If Silicon Valley were to put a team of tech bros together on a project to merge computers and people, the lineup wouldn’t be complete without car and rocket man Elon Musk and the Valley’s most dubious robot, Mark Zuckerberg.
In all fairness, Musk has already proposed a plan to make an actual chip which is meant to be inserted into human brains. (It will be designed with taste and wireless cleanliness so you “have no wires poking out of your head,” as Musk assured.) Zuckerberg has said he’s interested in the idea of computer-human integration, too, but will approach it differently than Musk.
At a recent internal employee Q&A session, the Facebook CEO hinted that such technology could see promising use cases in Facebook’s future augmented reality and virtual reality products.
“Brain-computer interface is an exciting idea,” Zuckerberg told employees, according to a meeting transcript leaked earlier this month. “The field quickly branches into two approaches: invasive and non-invasive… We’re more focused on—I think completely focused on non-invasive.”
“Non-invasive is like, you wear a band or glasses, you shine an optical light and get a sense of blood flow in certain areas of the brain,” he explained.

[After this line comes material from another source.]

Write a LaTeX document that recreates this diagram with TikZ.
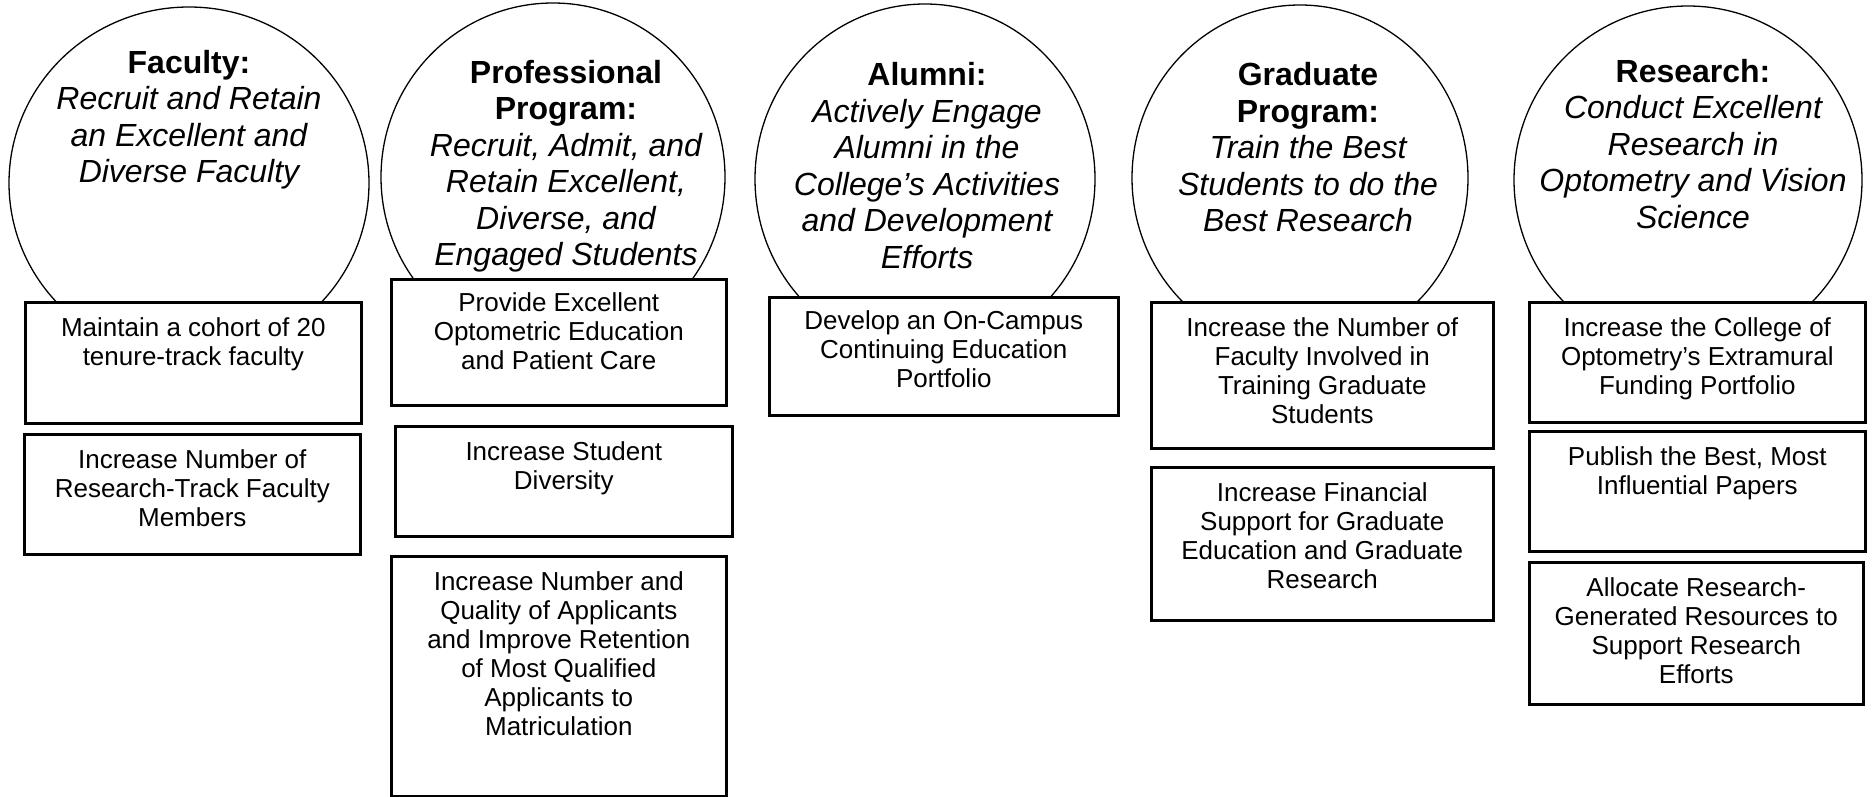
\documentclass[tikz,border=0pt]{standalone}
\usepackage{fontspec}
\setmainfont{Liberation Sans}
\usetikzlibrary{shapes.geometric}

\begin{document}
\begin{tikzpicture}[x=1pt,y=-1pt,
  goal/.style={draw,ellipse,line width=1.3pt,inner sep=0pt},
  task/.style={draw,fill=white,line width=2.6pt,anchor=north west,inner sep=0pt},
  tasktext/.style={anchor=north,align=center,inner sep=0pt,font=\fontsize{26}{29}\selectfont,execute at begin node=\strut},
  goaltext/.style={anchor=north,align=center,inner sep=0pt,font=\fontsize{32}{36.5}\selectfont\itshape,execute at begin node=\strut}]
\useasboundingbox (0,0) rectangle (1873,797);

\node[goal,minimum width=360pt,minimum height=352pt] (fac) at (189,183) {};
\node[goal,minimum width=344pt,minimum height=348pt] (prof) at (553,177) {};
\node[goal,minimum width=340pt,minimum height=350pt] (alum) at (925,179) {};
\node[goal,minimum width=336pt,minimum height=346pt] (grad) at (1300,178) {};
\node[goal,minimum width=348pt,minimum height=348pt] (res) at (1688,180) {};

\node[goaltext] (fact) at (189,50) {\textup{\textbf{Faculty:}}\\Recruit and Retain\\an Excellent and\\Diverse Faculty};
\node[goaltext] (proft) at (566,60) {\textup{\textbf{Professional}}\\\textup{\textbf{Program:}}\\Recruit, Admit, and\\Retain Excellent,\\Diverse, and\\Engaged Students};
\node[goaltext] (alumt) at (927,62.5) {\textup{\textbf{Alumni:}}\\Actively Engage\\Alumni in the\\College’s Activities\\and Development\\Efforts};
\node[goaltext] (gradt) at (1308,62.5) {\textup{\textbf{Graduate}}\\\textup{\textbf{Program:}}\\Train the Best\\Students to do the\\Best Research};
\node[goaltext] (rest) at (1693,59) {\textup{\textbf{Research:}}\\Conduct Excellent\\Research in\\Optometry and Vision\\Science};

\node[task,minimum width=336pt,minimum height=121pt] (f1) at (24,301) {};
\node[task,minimum width=336pt,minimum height=120pt] (f2) at (23,433) {};
\node[task,minimum width=335pt,minimum height=126pt] (p1) at (390,278) {};
\node[task,minimum width=337pt,minimum height=110pt] (p2) at (394,425) {};
\node[task,minimum width=335pt,minimum height=240pt] (p3) at (390,555) {};
\node[task,minimum width=349pt,minimum height=118pt] (a1) at (768,296) {};
\node[task,minimum width=342pt,minimum height=146pt] (g1) at (1150,301) {};
\node[task,minimum width=342pt,minimum height=153pt] (g2) at (1150,466) {};
\node[task,minimum width=336pt,minimum height=120pt] (r1) at (1528,301) {};
\node[task,minimum width=336pt,minimum height=120pt] (r2) at (1528,430) {};
\node[task,minimum width=334pt,minimum height=142pt] (r3) at (1528,561) {};

\node[tasktext] (f1t) at ([yshift=-16pt]f1.north) {Maintain a cohort of 20\\tenure-track faculty};
\node[tasktext] (f2t) at ([yshift=-16pt]f2.north) {Increase Number of\\Research-Track Faculty\\Members};
\node[tasktext] (p1t) at ([yshift=-14pt]p1.north) {Provide Excellent\\Optometric Education\\and Patient Care};
\node[tasktext] (p2t) at ([yshift=-16pt]p2.north) {Increase Student\\Diversity};
\node[tasktext] (p3t) at ([yshift=-16pt]p3.north) {Increase Number and\\Quality of Applicants\\and Improve Retention\\of Most Qualified\\Applicants to\\Matriculation};
\node[tasktext] (a1t) at ([yshift=-14pt]a1.north) {Develop an On-Campus\\Continuing Education\\Portfolio};
\node[tasktext] (g1t) at ([yshift=-16pt]g1.north) {Increase the Number of\\Faculty Involved in\\Training Graduate\\Students};
\node[tasktext] (g2t) at ([yshift=-16pt]g2.north) {Increase Financial\\Support for Graduate\\Education and Graduate\\Research};
\node[tasktext] (r1t) at ([yshift=-16pt]r1.north) {Increase the College of\\Optometry’s Extramural\\Funding Portfolio};
\node[tasktext] (r2t) at ([yshift=-16pt]r2.north) {Publish the Best, Most\\Influential Papers};
\node[tasktext] (r3t) at ([yshift=-16pt]r3.north) {Allocate Research-\\Generated Resources to\\Support Research\\Efforts};
\end{tikzpicture}
\end{document}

Such a device would transfer less data between a computer and a brain, according to Zuckerberg, but that would be enough to allow a person to perform many sci-fi-sounding tasks, such as clicking a button, scrolling through a menu and even typing a text message—all without using your hands or any other muscle movements.
“I think as part of AR and VR, we’ll end up having hand interfaces. We’ll end up having voice [interface and] a little bit of direct brain [integration]… But we’re going for the non-invasive approach,” Zuckerberg reiterated.